> [TASK INSTRUCTIONS] Line by line, repeat the data below exactly, beginning at the first line and ending at the line with "var yTicks = [0, 20, 40, 60, 80, 100];". Omit pictures.

> [DATA LISTING]
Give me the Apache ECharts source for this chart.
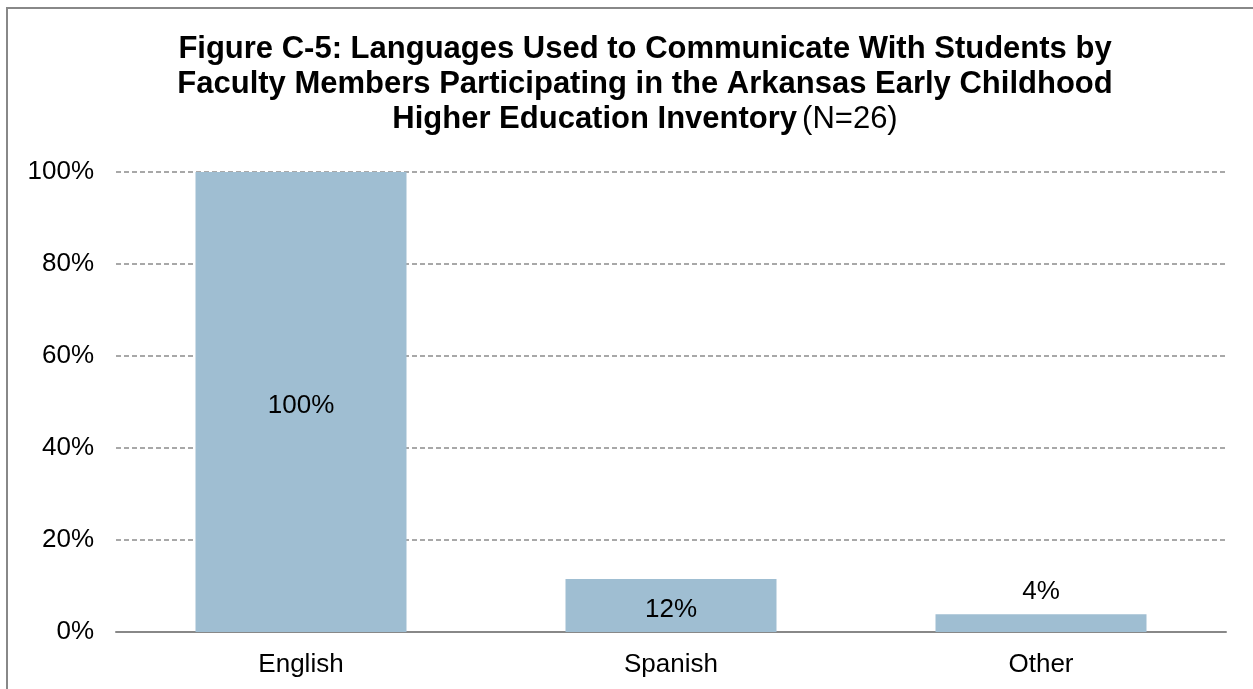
<!DOCTYPE html>
<html>
<head>
<meta charset="utf-8">
<script src="https://cdn.jsdelivr.net/npm/echarts@6/dist/echarts.min.js"></script>
<style>
html,body{margin:0;padding:0;background:#fff;}
#chart{width:1253px;height:689px;}
</style>
</head>
<body>
<div id="chart"></div>
<script>
var categories = ['English', 'Spanish', 'Other'];
var values = [100, 11.54, 3.85];
var valueLabels = ['100%', '12%', '4%'];
var labelPositions = ['inside', 'inside', 'top'];
var yTicks = [0, 20, 40, 60, 80, 100];

var chart = echarts.init(document.getElementById('chart'));
var font = 'Liberation Sans, Arial, sans-serif';
var option = {
  animation: false,
  backgroundColor: '#ffffff',
  graphic: [{
    type: 'rect',
    shape: {x: 7, y: 8, width: 1270, height: 720},
    style: {fill: 'none', stroke: '#888888', lineWidth: 2},
    silent: true
  }],
  title: {
    text: '{b|Figure C-5: Languages Used to Communicate With Students by}\n{b|Faculty Members Participating in the Arkansas Early Childhood}\n{b|Higher Education Inventory} {n|(N=26)}',
    left: 640,
    textAlign: 'center',
    top: 27,
    textStyle: {
      rich: {
        b: {fontFamily: font, fontSize: 31, fontWeight: 'bold', color: '#000', lineHeight: 35},
        n: {fontFamily: font, fontSize: 31, fontWeight: 'normal', color: '#000', lineHeight: 35}
      }
    }
  },
  grid: {left: 116, right: 27, top: 172, bottom: 57},
  xAxis: {
    type: 'category',
    data: categories,
    axisLine: {show: true, lineStyle: {color: '#888888', width: 2}},
    axisTick: {show: false},
    axisLabel: {fontFamily: font, fontSize: 26, color: '#000', margin: 20}
  },
  yAxis: {
    type: 'value',
    min: 0, max: 100, interval: 20,
    axisLine: {show: false},
    axisTick: {show: false},
    splitLine: {show: true, lineStyle: {color: '#8c8c8c', type: [5, 3], width: 1.5}},
    axisLabel: {
      fontFamily: font, fontSize: 26, color: '#000', margin: 22,
      padding: [7, 0, 0, 0],
      formatter: function (v) { return yTicks.indexOf(v) >= 0 ? v + '%' : ''; }
    }
  },
  series: [{
    type: 'bar',
    barWidth: 211,
    itemStyle: {color: '#9FBED2'},
    data: values.map(function (v, i) {
      return {
        value: v,
        label: {
          show: true,
          position: labelPositions[i],
          distance: 9,
          offset: labelPositions[i] === 'inside' ? [0, 4] : [0, 0],
          formatter: valueLabels[i],
          fontFamily: font, fontSize: 26, color: '#000'
        }
      };
    })
  }]
};
chart.setOption(option);
</script>
</body>
</html>
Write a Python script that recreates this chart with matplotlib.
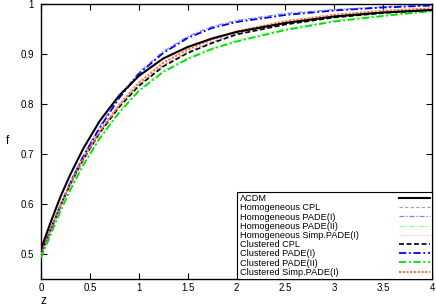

> [EXERCISE ANSWER]
Give me the Apache ECharts source for this chart.
<!DOCTYPE html>
<html>
<head>
<meta charset="utf-8">
<script src="https://cdn.jsdelivr.net/npm/echarts@6/dist/echarts.min.js"></script>
<style>
html,body{margin:0;padding:0;background:#fff;}
#chart{width:1253px;height:689px;}
</style>
</head>
<body>
<div id="chart"></div>
<script>
var categories = ['English', 'Spanish', 'Other'];
var values = [100, 11.54, 3.85];
var valueLabels = ['100%', '12%', '4%'];
var labelPositions = ['inside', 'inside', 'top'];
var yTicks = [0, 20, 40, 60, 80, 100];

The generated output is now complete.